SET PROBLEM
Scan the data below. Pull out each line where "LaTeX" occurs.

RECORDS SUPPLIED
>>>>

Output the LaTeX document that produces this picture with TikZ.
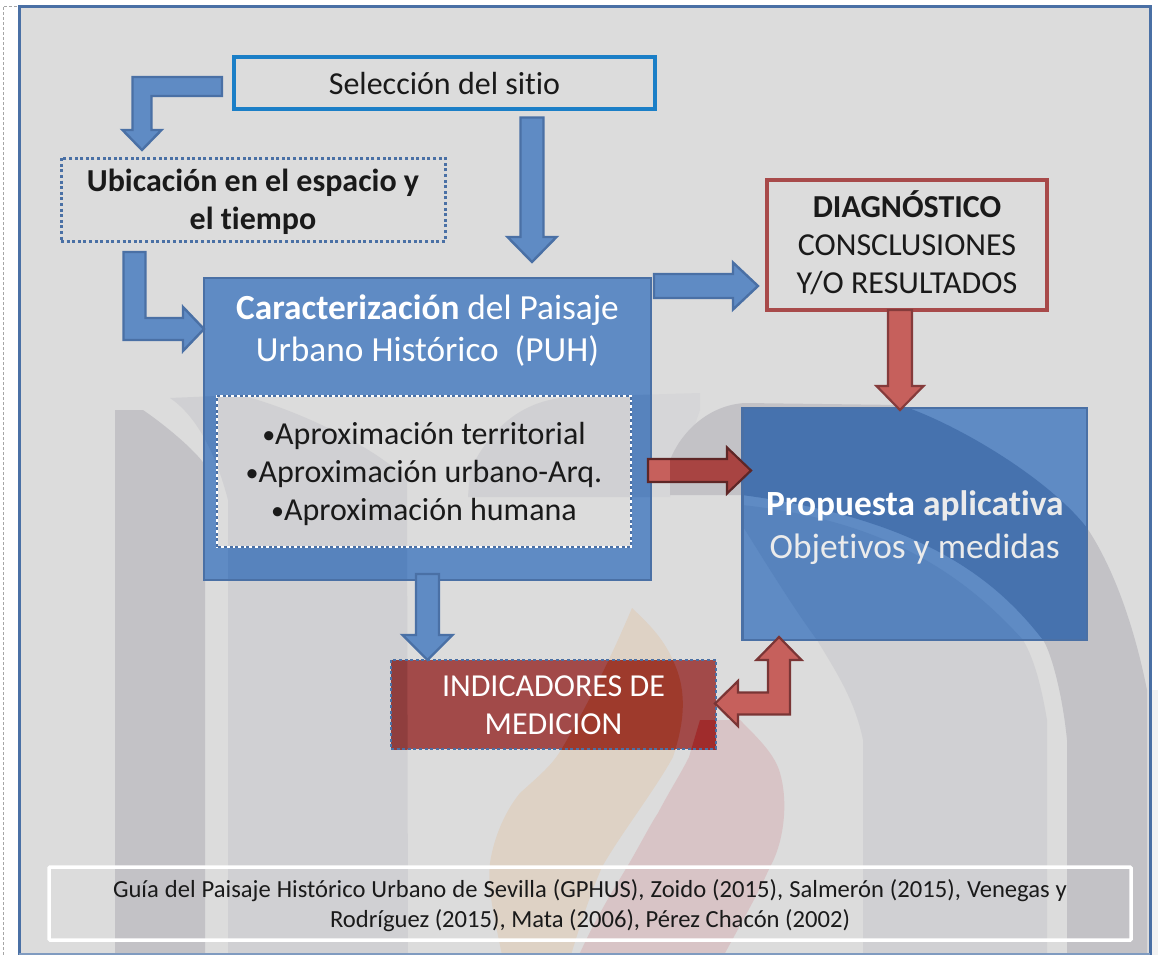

<<<<
>>>>

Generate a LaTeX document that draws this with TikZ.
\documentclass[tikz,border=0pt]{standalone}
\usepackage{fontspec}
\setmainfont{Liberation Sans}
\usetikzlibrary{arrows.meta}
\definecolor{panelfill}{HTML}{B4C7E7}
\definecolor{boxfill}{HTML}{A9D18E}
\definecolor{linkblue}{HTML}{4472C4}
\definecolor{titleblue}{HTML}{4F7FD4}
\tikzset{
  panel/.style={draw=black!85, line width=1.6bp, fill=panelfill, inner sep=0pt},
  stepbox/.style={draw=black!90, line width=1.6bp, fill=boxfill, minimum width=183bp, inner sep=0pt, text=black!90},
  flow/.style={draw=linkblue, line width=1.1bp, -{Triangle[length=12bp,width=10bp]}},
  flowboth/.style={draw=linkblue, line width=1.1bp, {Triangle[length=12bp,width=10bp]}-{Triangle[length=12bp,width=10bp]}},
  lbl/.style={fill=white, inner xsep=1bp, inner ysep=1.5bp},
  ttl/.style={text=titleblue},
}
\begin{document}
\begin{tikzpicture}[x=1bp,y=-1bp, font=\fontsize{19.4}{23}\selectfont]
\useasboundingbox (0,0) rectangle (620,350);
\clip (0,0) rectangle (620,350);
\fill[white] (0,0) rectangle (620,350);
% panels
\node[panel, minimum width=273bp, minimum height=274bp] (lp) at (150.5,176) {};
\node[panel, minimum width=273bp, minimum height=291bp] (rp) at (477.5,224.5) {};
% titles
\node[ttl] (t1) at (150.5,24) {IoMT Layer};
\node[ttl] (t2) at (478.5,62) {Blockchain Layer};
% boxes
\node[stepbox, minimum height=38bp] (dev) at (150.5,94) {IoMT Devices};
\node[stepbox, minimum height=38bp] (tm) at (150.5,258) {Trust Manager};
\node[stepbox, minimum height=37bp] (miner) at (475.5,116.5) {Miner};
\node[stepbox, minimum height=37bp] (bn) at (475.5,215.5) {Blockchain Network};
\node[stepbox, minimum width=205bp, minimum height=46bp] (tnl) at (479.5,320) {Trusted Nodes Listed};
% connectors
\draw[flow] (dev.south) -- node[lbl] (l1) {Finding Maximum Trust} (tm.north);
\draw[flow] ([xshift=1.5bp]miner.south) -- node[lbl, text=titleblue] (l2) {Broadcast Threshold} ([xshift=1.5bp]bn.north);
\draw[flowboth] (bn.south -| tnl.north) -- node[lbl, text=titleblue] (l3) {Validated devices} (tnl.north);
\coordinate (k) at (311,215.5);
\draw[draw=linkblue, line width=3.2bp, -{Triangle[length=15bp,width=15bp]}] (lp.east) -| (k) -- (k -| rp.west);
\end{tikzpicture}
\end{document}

<<<<
>>>>

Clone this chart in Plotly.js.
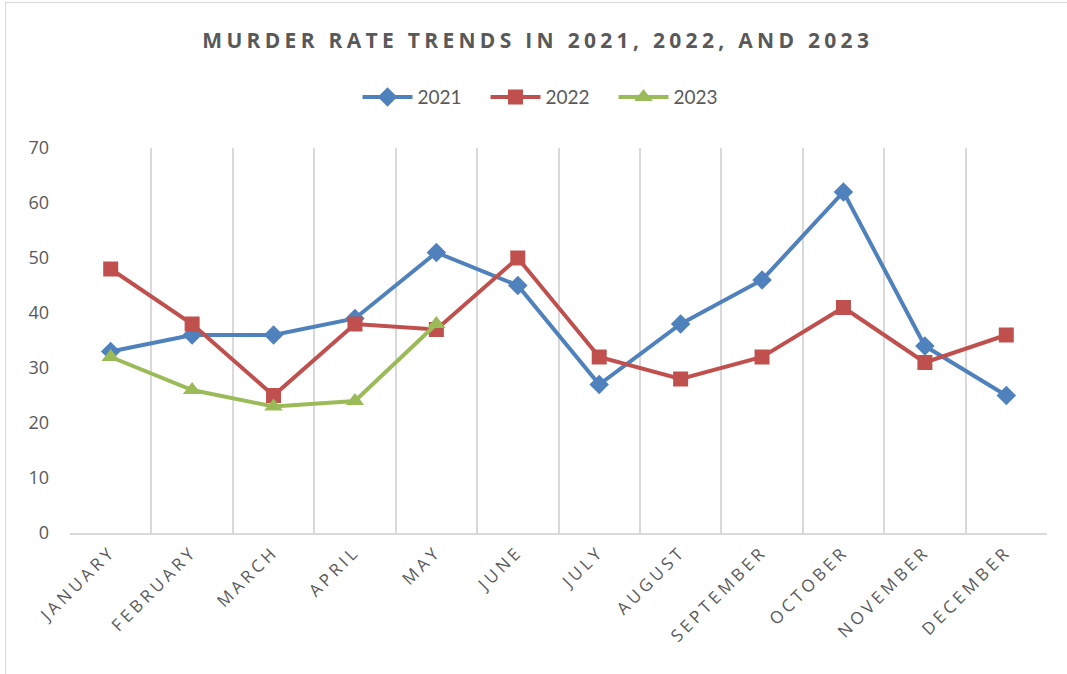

<<<<

COMPLETE RESPONSE
Output the LaTeX document that produces this picture with TikZ.
Generate a LaTeX document that draws this with TikZ.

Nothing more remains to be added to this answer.